The response:  “Sir, this is Seaman First Class of the Coast Guard.  This is a lighthouse. It’s your call.”

I’m not sure about you, but I can identify with the Captain. The Captain thought he knew all the facts.  He had the experience to know that his ship was on a collision course with what he thought was another ship, and most likely a smaller ship than his.  He thought he knew everything based on his training and experience.  But he was wrong because he didn’t consider that his assumptions were wrong:  lighthouses don’t change course, but ships do.

I used to think I “knew” it all, too.  I put it this way:  When I was 20, I thought I knew everything.  When I turned 30, I KNEW I knew everything.  When I turned 40, I realized that I wasn’t too bright at 20 or 30. Now that I am in my 70’s, I know that I wasn’t such a bright bulb in my 40’s, and that the confidence of my knowledge when I was younger was not the same as wisdom which comes from experience.

The perspective of youth is based on knowledge, not experience. The first time I actually mentored a young man, I told him two things in our very first time together:  1) It’s what you don’t know that can hurt you, and 2) It’s a lot easier to learn from the experience (and mistakes) of others, and I’ve made 100’s of mistakes so I have a lot to tell you. He asked if I would illustrate the first statement, which actually surprised me, so I came up with this illustration:  “As a task, I want you to go capture a cat.  Not complicated.  So, you go out to accomplish that, and return later in the day to tell me that I didn’t tell you that the cat was actually a lion, not a small house cat.  That’s what you didn’t know, and had you known that, you would have done things differently.”    Over the years, this young man ended up working for me, and I would smile when he would stop by my office after being surprised by something new and saying “I wish I had known that.”

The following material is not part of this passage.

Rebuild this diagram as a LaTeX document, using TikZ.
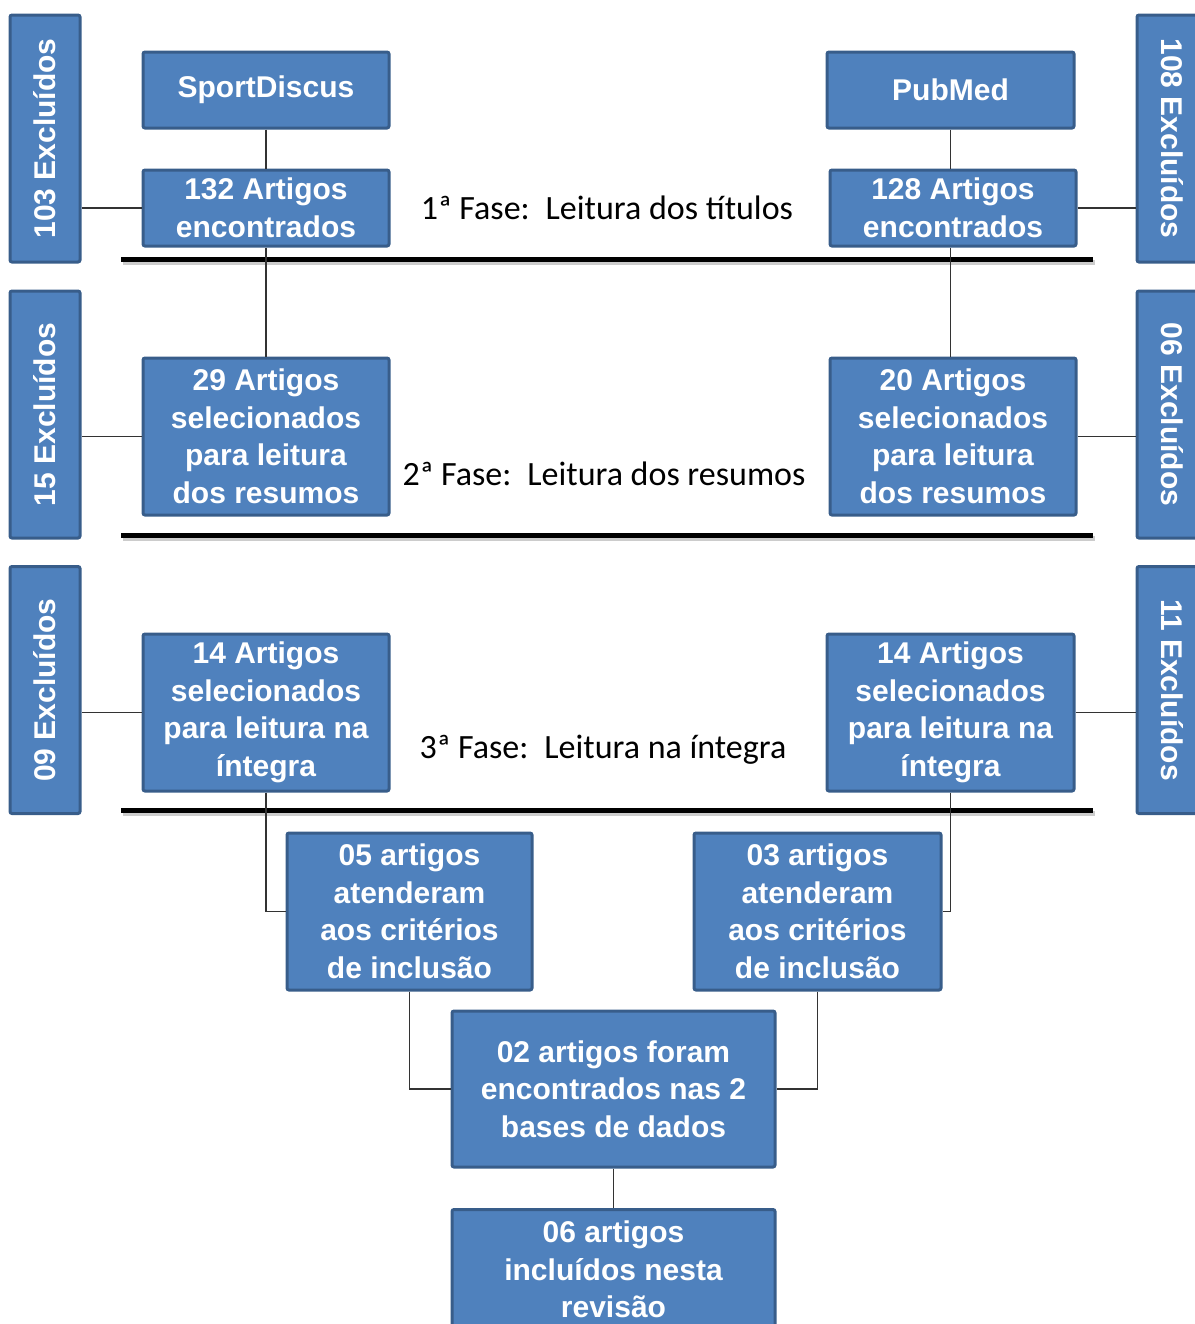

The millennial generation is desperate for mature people to come besides them and provide them the wisdom that comes from experience.  What some people worry about in being a mentor is not having the answers.  A mentor doesn’t have to have all the answers; their role is to provide a different perspective which, by asking questions such as “Have you considered a different option?”, will aid the protégé see things from a different vantage point.

My challenge is for those who have a lot of life experiences (that’s a graceful way of saying you have reached some maturity), to invest in the next generation by spending time with them and helping guide them.  You don’t have to have answers – in fact, a good mentor generally just asks questions to challenge the thinking of the mentee. You might be an aunt, uncle or just a friend, but some 80% of today’s millennials are looking for you to be their sounding board.  You can fill that role in someone’s life.  It will be one of the most rewarding things you have ever done.

Bill Mann

(The picture above is of my granddaughter (Hannah) in Zermatt, Switzerland this past summer.)